LA
FIGURA DE MARÍA
Con el tiempo,
los ermitaños del Carmelo fueron conocidos como “Hermanos de Nuestra Señora del
Monte Carmelo”. Ya en 1252 este título aparece en una bula Pontificia y
probablemente ya con antelación gozaba del favor popular. De esa pequeña
semilla nació el gran árbol de la devoción a la Virgen del Carmen.

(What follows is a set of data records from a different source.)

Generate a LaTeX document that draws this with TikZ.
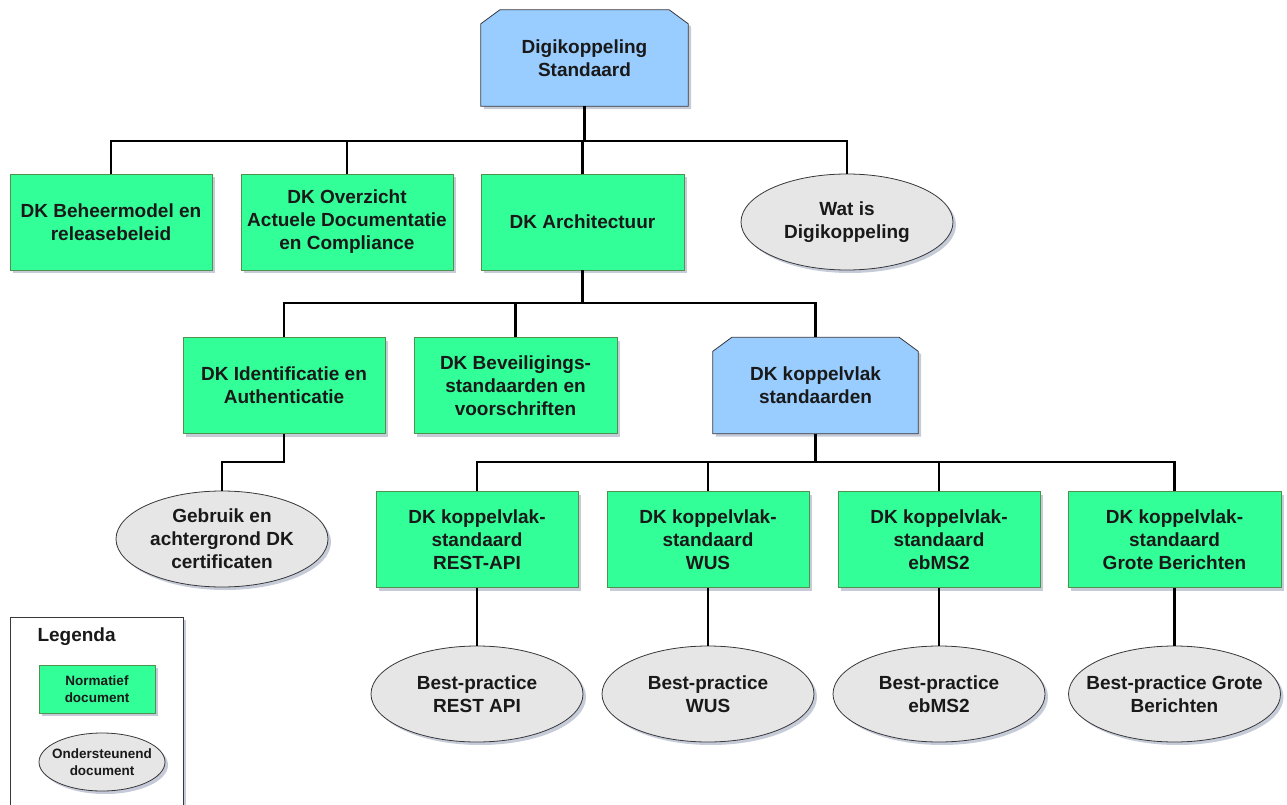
\documentclass[tikz,border=0pt]{standalone}
\usepackage{fontspec}
\setmainfont{Liberation Sans}
\usetikzlibrary{calc}
\usetikzlibrary{shapes.geometric}
\usetikzlibrary{shadows}
\usetikzlibrary{backgrounds}

\definecolor{normgroen}{RGB}{51,255,153}
\definecolor{normrand}{RGB}{80,145,80}
\definecolor{hoofdblauw}{RGB}{153,204,255}
\definecolor{ondgrijs}{RGB}{230,230,230}
\definecolor{rand}{RGB}{55,55,60}
\definecolor{schaduw}{RGB}{160,168,190}

\tikzset{
  schaduwtje/.style={drop shadow={shadow xshift=3pt, shadow yshift=-3pt, fill=schaduw, opacity=0.6}},
  tekst/.style={align=center, text=black!90, font=\bfseries\fontsize{19}{23}\selectfont},
  normdoc/.style={tekst, rectangle, draw=normrand, fill=normgroen, line width=0.8pt, minimum width=202pt, minimum height=96pt, inner sep=2pt, schaduwtje},
  hoofddoc/.style={tekst, rectangle, minimum width=207pt, minimum height=96pt, inner sep=2pt},
  hoofdvorm/.style={draw=rand, fill=hoofdblauw, line width=0.8pt, schaduwtje},
  onddoc/.style={tekst, ellipse, draw=rand, fill=ondgrijs, line width=0.8pt, minimum width=212pt, minimum height=96pt, inner xsep=-20pt, inner ysep=-10pt, schaduwtje},
  lijn/.style={line width=2.6pt, black}
}

\begin{document}
\begin{tikzpicture}[x=1pt, y=-1pt]
    \useasboundingbox (0,0) rectangle (1287,805);

    \coordinate (rij1) at (0,141);
    \coordinate (rij2) at (0,303);
    \coordinate (rij3) at (0,462);

    \node[hoofddoc] (standaard) at (584.5,58) {Digikoppeling\\Standaard};

    \node[normdoc] (beheer) at (111,222) {DK Beheermodel en\\releasebeleid};
    \node[normdoc, minimum width=212pt] (overzicht) at (347,222) {DK Overzicht\\Actuele Documentatie\\en Compliance};
    \node[normdoc, minimum width=203pt] (architectuur) at (582.5,222) {DK Architectuur};
    \node[onddoc] (watis) at (847,222) {Wat is\\Digikoppeling};

    \node[normdoc] (identificatie) at (284,385.5) {DK Identificatie en\\Authenticatie};
    \node[normdoc, minimum width=203pt] (beveiliging) at (515.5,385.5) {DK Beveiligings-\\standaarden en\\voorschriften};
    \node[hoofddoc, minimum width=205pt] (koppelvlak) at (815.5,385.5) {DK koppelvlak\\standaarden};

    \node[onddoc] (certificaten) at (222,539) {Gebruik en\\achtergrond DK\\certificaten};

    \node[normdoc] (rest) at (477,539.5) {DK koppelvlak-\\standaard\\REST-API};
    \node[normdoc] (wus) at (708,539.5) {DK koppelvlak-\\standaard\\WUS};
    \node[normdoc] (ebms) at (939,539.5) {DK koppelvlak-\\standaard\\ebMS2};
    \node[normdoc, minimum width=213pt] (grote) at (1174.5,539.5) {DK koppelvlak-\\standaard\\Grote Berichten};

    \node[onddoc] (bprest) at (477,694) {Best-practice\\REST API};
    \node[onddoc] (bpwus) at (708,694) {Best-practice\\WUS};
    \node[onddoc] (bpebms) at (939,694) {Best-practice\\ebMS2};
    \node[onddoc] (bpgrote) at (1174.5,694) {Best-practice Grote\\Berichten};

    % afgeschuinde vormen achter de blauwe knopen
    \begin{scope}[on background layer]
    \foreach \blok in {standaard,koppelvlak}
        \draw[hoofdvorm] (\blok.south west) -- ($(\blok.north west)+(0,14)$) -- ($(\blok.north west)+(19,0)$)
            -- ($(\blok.north east)+(-19,0)$) -- ($(\blok.north east)+(0,14)$) -- (\blok.south east) -- cycle;
    \end{scope}

    % verbindingen
    \draw[lijn] (standaard.south) -- (standaard.south |- rij1);
    \foreach \kind in {beheer,overzicht,architectuur,watis}
        \draw[lijn] (standaard.south |- rij1) -| (\kind.north);

    \draw[lijn] (architectuur.south) -- (architectuur.south |- rij2);
    \foreach \kind in {identificatie,beveiliging,koppelvlak}
        \draw[lijn] (architectuur.south |- rij2) -| (\kind.north);

    \draw[lijn] (identificatie.south) -- (identificatie.south |- rij3) -| (certificaten.north);

    \draw[lijn] (koppelvlak.south) -- (koppelvlak.south |- rij3);
    \foreach \kind in {rest,wus,ebms,grote}
        \draw[lijn] (koppelvlak.south |- rij3) -| (\kind.north);

    \draw[lijn] (rest) -- (bprest);
    \draw[lijn] (wus) -- (bpwus);
    \draw[lijn] (ebms) -- (bpebms);
    \draw[lijn] (grote) -- (bpgrote);

    % legenda
    \draw[draw=rand, fill=white, line width=0.8pt, schaduwtje] (10,617) rectangle (183,830);
    \node[tekst, anchor=west] (legenda) at (34,637) {Legenda};
    \node[normdoc, minimum width=116pt, minimum height=48pt, font=\bfseries\fontsize{13.5}{17}\selectfont] (lnorm) at (97,689) {Normatief\\document};
    \node[onddoc, minimum width=126pt, minimum height=58pt, font=\bfseries\fontsize{13.5}{17}\selectfont] (lond) at (102,762) {Ondersteunend\\document};

\end{tikzpicture}
\end{document}
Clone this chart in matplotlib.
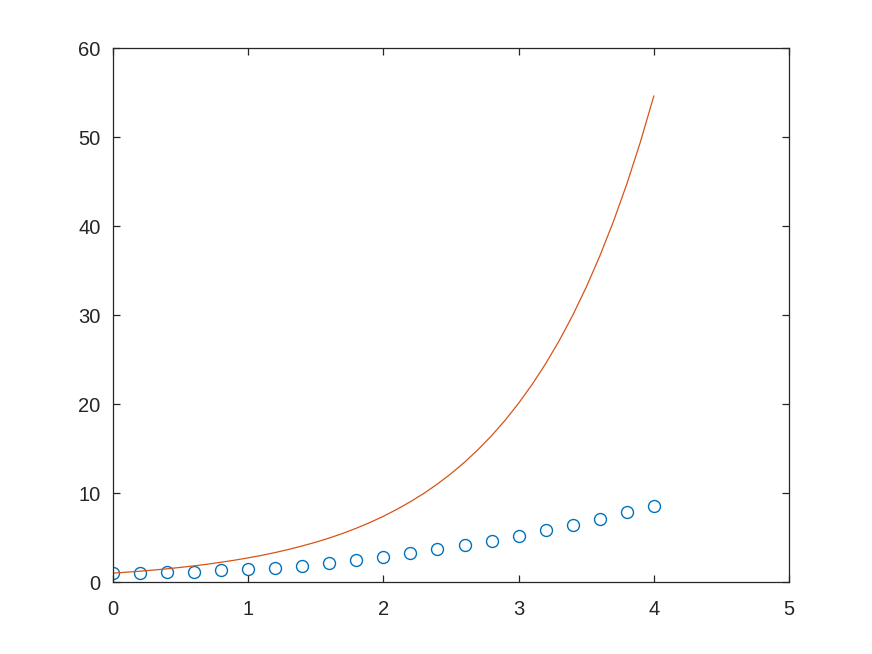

Los
Carmelitas ven en la Virgen María como modelo de vida interior; por eso la vida
del carmelita queda marcada con un tinte Mariano especial.
Los moradores
del Carmelo, fueron enemigos de la superficialidad, casi por instinto llamados
a la interioridad, nuestros religiosos se empeñaron en vivir a fondo el “patronato mariano”. De este modo, no
tardaron en madurar dos sólidas convicciones: la primera, una total pertenencia
a María: la segunda, una primordial institución en vista a María.
La pertenencia
plena incondicional, irreversible, a la bienaventurada Virgen; era sólidamente
confirmada, no sólo por la “dedicación”
local de su primer oratorio, no sólo por la personal “consagración”, expresada en el acto de la profesión religiosa, que
se hacía directamente a Dios y a la “bienaventurada
María del Monte Carmelo”: se le prometía, de hecho, “obediencia”; y la obediencia configuraba todo el curso de su
existencia terrena.
En sentido
práctico, la pertenencia abrazaba la Orden en toda su dimensión, material y
espiritual, de una manera tan fuerte, que otorgaba a María pleno dominio sobre
el Carmelo, hasta constituirla “Domina
loci” con toda la carga del término: Señora del Carmelo, Patrona por
antonomasia.
En forma breve,
el Carmelo es la familia especial de María; es suya la posesión, o propiedad
privada; es su heredad, área de un incontrastable dominio. Es todo suyo el
“decoro del Carmelo”; a ella ha sido concedido por divina disposición: “Datus est ei decor Carmeli”.